Bank customers will foot bill for new bank tax

 In Banks, Business, News

A former secretary of State has warned that a new bank tax imposed by the Government will likely be passed on in bank charges to their customers.

In an interview with Dinheiro Vivo, Sérgio Vasques, a former tax minister, says that the Social Tax on the banking sector could prove extremely complex and its cost could end up being taken out of the pockets of bank customers in charges.
Vasques says that regardless of the merits of the policy and the goodwill underpinning the measure, the solution from a technical point of view is hugely complex given that the banks in Portugal have to pay four different tax contributions such as the 2010 tax created when he himself was the minister for fiscal affairs.

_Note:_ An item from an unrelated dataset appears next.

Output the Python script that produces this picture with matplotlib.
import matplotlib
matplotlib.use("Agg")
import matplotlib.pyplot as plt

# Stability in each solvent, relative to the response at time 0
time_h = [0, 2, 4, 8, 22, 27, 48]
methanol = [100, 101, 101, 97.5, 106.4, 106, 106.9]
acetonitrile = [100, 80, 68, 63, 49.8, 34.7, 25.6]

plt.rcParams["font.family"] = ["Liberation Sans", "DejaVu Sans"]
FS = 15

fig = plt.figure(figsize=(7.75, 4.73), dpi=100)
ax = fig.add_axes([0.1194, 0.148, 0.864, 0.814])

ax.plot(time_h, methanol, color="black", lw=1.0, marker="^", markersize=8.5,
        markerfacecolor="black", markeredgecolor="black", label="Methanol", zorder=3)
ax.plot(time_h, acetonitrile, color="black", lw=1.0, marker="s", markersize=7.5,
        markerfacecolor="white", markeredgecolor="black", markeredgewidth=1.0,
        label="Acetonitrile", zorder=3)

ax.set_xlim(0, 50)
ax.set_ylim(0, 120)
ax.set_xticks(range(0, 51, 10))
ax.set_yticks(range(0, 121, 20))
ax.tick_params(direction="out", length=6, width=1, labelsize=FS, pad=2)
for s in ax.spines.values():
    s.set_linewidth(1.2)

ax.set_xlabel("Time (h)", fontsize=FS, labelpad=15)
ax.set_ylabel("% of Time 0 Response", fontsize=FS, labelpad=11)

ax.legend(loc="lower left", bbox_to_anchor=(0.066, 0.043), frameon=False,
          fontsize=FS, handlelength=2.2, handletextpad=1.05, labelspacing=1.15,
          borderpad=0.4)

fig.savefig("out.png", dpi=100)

“When we launched a special contributions bank tax in 2010, we did so within the context of the situation that the country was going through,” he said referring to a €78Bn IMF/EC/ECB bailout, explaining that there had been a perception at an European level that the banking sector “should contribute to insuring against systemic risk,” with the idea of a new European tax on financial transactions.

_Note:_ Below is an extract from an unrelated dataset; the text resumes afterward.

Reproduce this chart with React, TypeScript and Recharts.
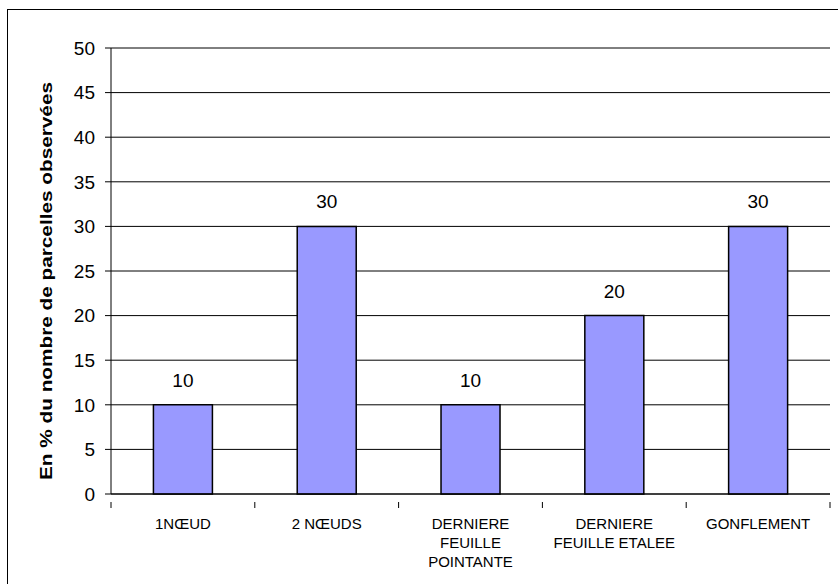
import React from 'react';
import { BarChart, Bar, XAxis, YAxis, CartesianGrid, LabelList } from 'recharts';

const stages = ['1NŒUD', '2 NŒUDS', 'DERNIERE FEUILLE POINTANTE', 'DERNIERE FEUILLE ETALEE', 'GONFLEMENT'];
const stageLines = [['1NŒUD'], ['2 NŒUDS'], ['DERNIERE', 'FEUILLE', 'POINTANTE'], ['DERNIERE', 'FEUILLE ETALEE'], ['GONFLEMENT']];
const percents = [10, 30, 10, 20, 30];
const yTicks = [0, 5, 10, 15, 20, 25, 30, 35, 40, 45, 50];

const data = stages.map((s, i) => ({ stage: s, value: percents[i] }));

const FONT = '"Liberation Sans", Arial, sans-serif';

// category labels, split on several lines, plus tick marks at the category edges
const StageTick = (props: any) => {
  const { x, y, payload, index, width, visibleTicksCount } = props;
  const bw = width / (visibleTicksCount || stages.length);
  const lines = stageLines[index] || [payload.value];
  return (
    <g>
      <line x1={x - bw / 2} x2={x - bw / 2} y1={y} y2={y + 6} stroke="#000" />
      {index === stages.length - 1 && (
        <line x1={x + bw / 2} x2={x + bw / 2} y1={y} y2={y + 6} stroke="#000" />
      )}
      <text x={x} y={y + 27} textAnchor="middle" fontSize={15} fontFamily={FONT} fill="#000">
        {lines.map((l: string, i: number) => (
          <tspan key={i} x={x} dy={i === 0 ? 0 : 19}>{l}</tspan>
        ))}
      </text>
    </g>
  );
};

const YTitle = (props: any) => {
  const { viewBox } = props;
  const cx = 46;
  const cy = viewBox.y + viewBox.height / 2 + 10;
  return (
    <text
      x={cx}
      y={cy}
      transform={`rotate(-90, ${cx}, ${cy})`}
      textAnchor="middle"
      dominantBaseline="central"
      fontSize={17}
      fontWeight="bold"
      fontFamily={FONT}
      fill="#000"
      textLength={398}
      lengthAdjust="spacingAndGlyphs"
    >
      En % du nombre de parcelles observées
    </text>
  );
};

export default function App() {
  return (
    <div style={{ position: 'absolute', left: 0, top: 0, width: 838, height: 584, background: '#fff', overflow: 'hidden' }}>
      <div style={{ position: 'absolute', left: 7, top: 9, width: 840, height: 590, borderLeft: '1px solid #000', borderTop: '1px solid #000' }} />
      <BarChart
        width={838}
        height={584}
        data={data}
        margin={{ top: 48, right: 8, bottom: 0, left: 51 }}
        barCategoryGap="29.5%"
        style={{ position: 'absolute', left: 0, top: 0 }}
      >
        <CartesianGrid vertical={false} stroke="#000" strokeWidth={1} />
        <XAxis
          dataKey="stage"
          axisLine={{ stroke: '#000' }}
          tickLine={false}
          interval={0}
          tick={<StageTick />}
          height={90}
        />
        <YAxis
          width={60}
          domain={[0, 50]}
          ticks={yTicks}
          interval={0}
          axisLine={{ stroke: '#000' }}
          tickLine={{ stroke: '#000' }}
          tickSize={6}
          tickMargin={10}
          tick={{ fontSize: 19, fill: '#000', fontFamily: FONT }}
          label={<YTitle />}
        />
        <Bar dataKey="value" fill="#9999FF" stroke="#000" strokeWidth={1.5} isAnimationActive={false}>
          <LabelList dataKey="value" position="top" offset={18} fontSize={19} fill="#000" fontFamily={FONT} />
        </Bar>
      </BarChart>
    </div>
  );
}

The tax law specialist warns that the complexity of the different taxes on the banks could get even worse if the European transaction tax, which has been in development since 2011, ever goes ahead.

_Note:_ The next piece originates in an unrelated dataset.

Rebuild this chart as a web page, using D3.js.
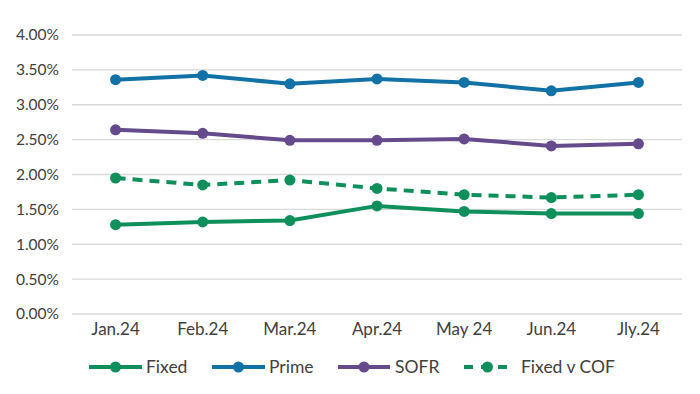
<!DOCTYPE html>
<html><head><meta charset="utf-8">
<script src="https://cdn.jsdelivr.net/npm/d3@7/dist/d3.min.js"></script>
<style>body{margin:0;background:#fff;} svg{display:block;font-family:Lato,"Noto Sans",sans-serif;}</style>
</head><body><svg id="c" width="700" height="394"></svg>
<script>
const categories = ["Jan.24","Feb.24","Mar.24","Apr.24","May 24","Jun.24","Jly.24"];
const fixed    = [1.28,1.32,1.34,1.55,1.47,1.44,1.44];
const prime    = [3.36,3.42,3.30,3.37,3.32,3.20,3.32];
const sofr     = [2.64,2.59,2.49,2.49,2.51,2.41,2.44];
const fixedCOF = [1.95,1.85,1.92,1.80,1.71,1.67,1.71];
const yTicks = [0,0.5,1,1.5,2,2.5,3,3.5,4];
const seriesNames = ["Fixed","Prime","SOFR","Fixed v COF"];

const series = [
  {name:seriesNames[0], values:fixed, color:"#0f8f5b", dash:null},
  {name:seriesNames[1], values:prime, color:"#1272a5", dash:null},
  {name:seriesNames[2], values:sofr, color:"#654a8c", dash:null},
  {name:seriesNames[3], values:fixedCOF, color:"#0f8f5b", dash:"10,7"}
];

const svg = d3.select("#c");
const x = d3.scaleBand().domain(categories).range([72,682]);
const y = d3.scaleLinear().domain([0,4]).range([314,35]);

const grid = svg.append("g");
grid.selectAll("line").data(yTicks).join("line")
  .attr("x1",72).attr("x2",682)
  .attr("y1",d=>y(d)).attr("y2",d=>y(d))
  .attr("stroke","#d9d9d9").attr("stroke-width",1.3);

const yAxis = svg.append("g").attr("transform","translate(62,0)")
  .call(d3.axisLeft(y).tickValues(yTicks).tickFormat(d=>d.toFixed(2)+"%").tickSize(0));
yAxis.select(".domain").remove();
yAxis.selectAll("text").attr("font-size",15.5).attr("fill","#404040")
  .attr("font-family","Lato,'Noto Sans',sans-serif");

const xAxis = svg.append("g").attr("transform","translate(0,320)")
  .call(d3.axisBottom(x).tickSize(0));
xAxis.select(".domain").remove();
xAxis.selectAll("text").attr("font-size",17).attr("fill","#404040")
  .attr("font-family","Lato,'Noto Sans',sans-serif");

const cx = d => x(d) + x.bandwidth()/2;
const line = d3.line().x((d,i)=>cx(categories[i])).y(d=>y(d));

const order = [series[3], series[0], series[2], series[1]];
order.forEach(s=>{
  const g = svg.append("g");
  g.append("path").attr("d",line(s.values)).attr("fill","none")
    .attr("stroke",s.color).attr("stroke-width",4)
    .attr("stroke-dasharray",s.dash);
  g.selectAll("circle").data(s.values).join("circle")
    .attr("cx",(d,i)=>cx(categories[i])).attr("cy",d=>y(d))
    .attr("r",5.5).attr("fill",s.color);
});

// legend
const legX = [89,212,338,464];
const legW = [53,53,52,47];
const legText = [146,269,395,521];
const legY = 367;
series.forEach((s,i)=>{
  const g = svg.append("g");
  g.append("line").attr("x1",legX[i]).attr("x2",legX[i]+legW[i])
    .attr("y1",legY).attr("y2",legY).attr("stroke",s.color).attr("stroke-width",4)
    .attr("stroke-dasharray", s.dash ? "9,8" : null);
  g.append("circle").attr("cx",legX[i]+legW[i]/2).attr("cy",legY).attr("r",5.5).attr("fill",s.color);
  g.append("text").attr("x",legText[i]).attr("y",legY).attr("dy","0.35em")
    .attr("font-size",17.5).attr("fill","#404040").text(s.name);
});
</script></body></html>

An outline proposal had been presented by the European Commission which ended up being kicked into the long grass because of resistance from various Member States.
So the Portuguese Government’s proposal now is to create a supplementary solidarity tax on the banking sector of 0.02% points with revenues going to the Social Security Financial Stabilisation Fund which expects to rake in around €33 million from the measure.
The new tax has been roundly criticised by the banking sector which says it will “purely and simply punish the banks” although the Government says it will exempt the banks from paying applicable VAT on some financial services and operations.
But in a study on the Supplementary State Budget 2020, MPs have been warned that the banks will simply increase bank charges to offset the new tax.
“Any tax will tend to be clawed back by financial entities and companies passing the charge on to their respective customers and this risk exists” says Sérgio Vasques.